Тогда становится понятно, что «другие боги» — это не те астральные сущности, которых создал демиург для того, чтобы они формировали и направляли души смертных существ («Тимей» 41а) А потому может быть актуален вопрос о «породе» Аполлона, покровителя прорицания, а так же природе двенадцатерица великих богов («Федр» 247а), к которым обращаются люди в «век Зевса». Принадлежат ли они к числу тех, кого Сократ рассчитывает встретить после смерти, или же тот бог, который обращался к нему во снах, требуя: «Сократ, твори и трудись на поприще Муз» (60е), имеет сверхнебесныую «породу»? Во всяком случае можно предполагать, что в текстах Платона (и в «Федоне» в том числе) имплицитно присутствуют основания для тех теологических иерархий, которые будут свойственны неоплатоникам.
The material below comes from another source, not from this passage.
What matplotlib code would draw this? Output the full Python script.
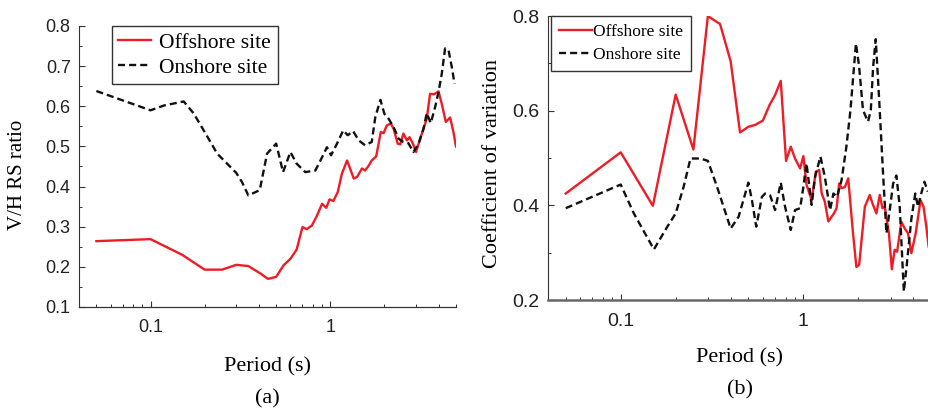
import matplotlib
matplotlib.use("Agg")
import matplotlib.pyplot as plt
from matplotlib.ticker import LogLocator, MultipleLocator, NullFormatter, FuncFormatter

# V/H response spectral ratio (a)
period_off_a = [0.05, 0.10, 0.15, 0.20, 0.25, 0.30, 0.35, 0.41, 0.45, 0.50, 0.55, 0.60,
                0.65, 0.70, 0.74, 0.79, 0.84, 0.90, 0.95, 0.99, 1.04, 1.10, 1.16, 1.24,
                1.35, 1.41, 1.50, 1.56, 1.63, 1.70, 1.80, 1.91, 1.98, 2.06, 2.17, 2.25,
                2.37, 2.45, 2.55, 2.67, 2.76, 2.88, 3.00, 3.16, 3.30, 3.44, 3.59, 3.78,
                4.00, 4.17, 4.39, 4.64, 4.84, 5.00]
ratio_off = [0.264, 0.269, 0.230, 0.193, 0.193, 0.205, 0.202, 0.183, 0.170, 0.175, 0.204, 0.220,
             0.243, 0.299, 0.294, 0.303, 0.326, 0.357, 0.347, 0.368, 0.364, 0.386, 0.432, 0.465,
             0.420, 0.424, 0.445, 0.440, 0.451, 0.465, 0.475, 0.536, 0.533, 0.552, 0.557, 0.544,
             0.507, 0.505, 0.532, 0.515, 0.523, 0.507, 0.486, 0.519, 0.544, 0.569, 0.631, 0.630,
             0.637, 0.606, 0.561, 0.572, 0.536, 0.500]

period_on_a = [0.05, 0.10, 0.119, 0.153, 0.174, 0.20, 0.235, 0.30, 0.323, 0.35, 0.405, 0.445,
               0.50, 0.546, 0.60, 0.65, 0.726, 0.826, 0.90, 0.958, 1.01, 1.09, 1.18, 1.25,
               1.34, 1.44, 1.56, 1.70, 1.78, 1.90, 2.00, 2.11, 2.25, 2.40, 2.55, 2.72,
               2.90, 3.10, 3.30, 3.44, 3.62, 3.83, 4.00, 4.17, 4.35, 4.54, 4.74, 4.91]
ratio_on = [0.638, 0.590, 0.602, 0.612, 0.582, 0.536, 0.482, 0.434, 0.411, 0.378, 0.391, 0.482,
            0.507, 0.436, 0.486, 0.457, 0.436, 0.440, 0.473, 0.498, 0.478, 0.507, 0.540, 0.528,
            0.538, 0.515, 0.503, 0.511, 0.573, 0.616, 0.581, 0.569, 0.548, 0.519, 0.511, 0.508,
            0.486, 0.507, 0.544, 0.583, 0.558, 0.598, 0.636, 0.681, 0.744, 0.741, 0.698, 0.656]

# coefficient of variation (b)
period_off_b = [0.05, 0.10, 0.15, 0.20, 0.25, 0.30, 0.35, 0.40, 0.45, 0.50, 0.545, 0.60,
                0.653, 0.70, 0.752, 0.804, 0.853, 0.90, 0.96, 1.00, 1.04, 1.11, 1.17, 1.22,
                1.26, 1.31, 1.37, 1.47, 1.52, 1.57, 1.62, 1.69, 1.76, 1.87, 1.95, 2.02,
                2.17, 2.31, 2.39, 2.51, 2.62, 2.71, 2.79, 2.94, 3.05, 3.16, 3.26, 3.44,
                3.59, 3.74, 3.90, 4.12, 4.38, 4.55, 4.71, 4.85]
cov_off = [0.425, 0.512, 0.399, 0.634, 0.518, 0.800, 0.783, 0.704, 0.554, 0.566, 0.570, 0.579,
           0.612, 0.633, 0.663, 0.494, 0.524, 0.499, 0.478, 0.504, 0.444, 0.411, 0.471, 0.475,
           0.425, 0.408, 0.366, 0.383, 0.394, 0.446, 0.436, 0.439, 0.457, 0.341, 0.270, 0.274,
           0.397, 0.422, 0.404, 0.383, 0.422, 0.394, 0.397, 0.341, 0.265, 0.306, 0.302, 0.365,
           0.351, 0.341, 0.299, 0.341, 0.411, 0.397, 0.355, 0.313]

period_on_b = [0.05, 0.10, 0.118, 0.152, 0.18, 0.20, 0.221, 0.241, 0.273, 0.30, 0.337, 0.40,
               0.442, 0.50, 0.523, 0.552, 0.593, 0.618, 0.658, 0.70, 0.752, 0.794, 0.853, 0.90,
               0.96, 1.00, 1.04, 1.11, 1.16, 1.24, 1.31, 1.40, 1.46, 1.53, 1.62, 1.72,
               1.81, 1.94, 2.02, 2.12, 2.26, 2.34, 2.41, 2.49, 2.60, 2.73, 2.85, 2.97,
               3.10, 3.23, 3.37, 3.48, 3.55, 3.69, 3.90, 4.10, 4.24, 4.42, 4.60, 4.80]
cov_on = [0.394, 0.444, 0.383, 0.307, 0.355, 0.383, 0.439, 0.499, 0.499, 0.494, 0.439, 0.351,
          0.376, 0.448, 0.411, 0.355, 0.418, 0.425, 0.421, 0.390, 0.448, 0.397, 0.348, 0.390,
          0.394, 0.439, 0.489, 0.401, 0.461, 0.503, 0.461, 0.390, 0.425, 0.418, 0.454, 0.524,
          0.601, 0.742, 0.693, 0.601, 0.577, 0.601, 0.693, 0.751, 0.623, 0.468, 0.341, 0.390,
          0.446, 0.463, 0.397, 0.285, 0.218, 0.278, 0.371, 0.425, 0.397, 0.425, 0.450, 0.429]

RED = "#ee1c25"
BLACK = "#111111"
SERIF = "Liberation Serif"
SANS = "Liberation Sans"

fig = plt.figure(figsize=(9.29, 4.12), dpi=100)
ax1 = fig.add_axes([0.0850, 0.2549, 0.4058, 0.6820])
ax2 = fig.add_axes([0.5899, 0.2718, 0.4123, 0.6893])


def tick_fmt(v, pos):
    return "%g" % v


def style_axes(ax, tick_size, spine_color, bottom_lw):
    ax.set_xscale("log")
    ax.set_xlim(0.04, 5)
    ax.xaxis.set_major_locator(LogLocator(base=10))
    ax.xaxis.set_minor_locator(LogLocator(base=10, subs=range(2, 10)))
    ax.xaxis.set_major_formatter(FuncFormatter(tick_fmt))
    ax.xaxis.set_minor_formatter(NullFormatter())
    for side in ("top", "right"):
        ax.spines[side].set_visible(False)
    ax.spines["left"].set_color("#333333")
    ax.spines["bottom"].set_color(spine_color)
    ax.spines["bottom"].set_linewidth(bottom_lw)
    ax.tick_params(which="both", direction="in", colors="#333333", labelcolor="#222222")
    ax.tick_params(which="major", length=4, width=0.8, labelsize=tick_size)
    ax.tick_params(which="minor", length=2.5, width=0.7)
    ax.tick_params(axis="x", pad=9)
    ax.tick_params(axis="y", pad=6)
    for lab in ax.get_xticklabels() + ax.get_yticklabels():
        lab.set_family(SANS)


# (a)
ax1.plot(period_off_a, ratio_off, color=RED, lw=1.7, label="Offshore site")
ax1.plot(period_on_a, ratio_on, color=BLACK, lw=1.7, dashes=(3.0, 1.7), label="Onshore site")
ax1.set_ylim(0.1, 0.8)
ax1.yaxis.set_major_locator(MultipleLocator(0.1))
ax1.yaxis.set_minor_locator(MultipleLocator(0.05))
ax1.yaxis.set_major_formatter(FuncFormatter(lambda v, p: "%.1f" % v))
style_axes(ax1, 13, "#333333", 0.9)
ax1.set_ylabel("V/H RS ratio", family=SERIF, fontsize=15, va="center")
ax1.yaxis.set_label_coords(-0.164, 0.47)
ax1.set_xlabel("Period (s)", family=SERIF, fontsize=16, va="top")
ax1.xaxis.set_label_coords(0.5, -0.178)
ax1.legend(loc="upper left", bbox_to_anchor=(0.0875, 1.0), borderaxespad=0,
           prop={"family": SERIF, "size": 15.5}, handlelength=1.5, handletextpad=0.4,
           labelspacing=0.25, borderpad=0.3, fancybox=False, framealpha=1,
           edgecolor="#333333")

# (b)
ax2.plot(period_off_b, cov_off, color=RED, lw=1.7, label="Offshore site")
ax2.plot(period_on_b, cov_on, color=BLACK, lw=1.7, dashes=(3.0, 1.7), label="Onshore site")
ax2.set_ylim(0.2, 0.8)
ax2.yaxis.set_major_locator(MultipleLocator(0.2))
ax2.yaxis.set_minor_locator(MultipleLocator(0.1))
ax2.yaxis.set_major_formatter(FuncFormatter(lambda v, p: "%.1f" % v))
style_axes(ax2, 14, "#666666", 1.8)
ax2.set_ylabel("Coefficient of variation", family=SERIF, fontsize=16, va="center")
ax2.yaxis.set_label_coords(-0.146, 0.48)
ax2.set_xlabel("Period (s)", family=SERIF, fontsize=16, va="top")
ax2.xaxis.set_label_coords(0.5, -0.169)
ax2.legend(loc="upper left", bbox_to_anchor=(0.008, 1.0), borderaxespad=0,
           prop={"family": SERIF, "size": 12.5}, handlelength=1.9, handletextpad=0.05,
           labelspacing=0.4, borderpad=0.45, fancybox=False, framealpha=1,
           edgecolor="#333333")

fig.text(267 / 929, 1 - 399 / 412, "(a)", family=SERIF, fontsize=16, ha="center", va="center")
fig.text(740 / 929, 1 - 390 / 412, "(b)", family=SERIF, fontsize=16, ha="center", va="center")

fig.savefig("out.png", dpi=100)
Правда в случае «Федона» вопрос о божественной иерархии имеет не отвлеченно-теологический, а вполне жизненный характер. Именно эти представления — представления о том, что «их» Аполлон, Афина и Дионис имеют «худшую породу» по сравнению с не называемыми «лучшими богами» Сократа легло в основании обвинения последнего в религиозном нечестии.

Итак, у Сократа были определенные религиозные убеждения, вполне определенные, что и проявилось в его поведении перед смертью. У него были знания, которые выражались в практической сфере, в сфере нрава, поведения. Для своей эпохи, Сократ несомненно был нравственным человеком, но для того, чтобы быть способным воспринять Откровение Божие, необходимо покаяние – метанойя. Формой покаяния выступает исповедь. Но исповедовался ли Сократ? На статус исповеди может претендовать «Апология» Платона. Сократ рассказывает о себе, но чувствует себя не виноватым, а имеющим моральное преимущество перед оппонентами. Он полностью следует заветам своего даймона и ни в чем не кается. Сократ выступает как эпический герой, который может сомневаться, но никогда не ошибается. Сократ становится образцом для Платона и его учеников, но это образец для иной эпохи, чем время христианских апологетов.

Так был ли Сократ христианином до Христа? Нет, не был. Из этого не следует, что мы не можем предположить его оправдания на небесах. Сократ (по крайней в том варианте, как его изображают Платон и Ксенофонт) – античный мыслитель, пример специфической философской нравственности, образец для его последователей. Несмотря на это, мы можем увидеть в диалогах Платона, что сократовский религиозный дискурс радикально отличался от общепринятого в то самое время, как и отличался от дискурса натурфилософов и софистов. И вполне вероятно, мы видим у Сократа наличие рациональной или сверхрациональной интуиции о наличии Божественной инстанции, которая превосходит все божественные инстанции, знакомые в это время эллинам, как философам, так и обыденному сознанию.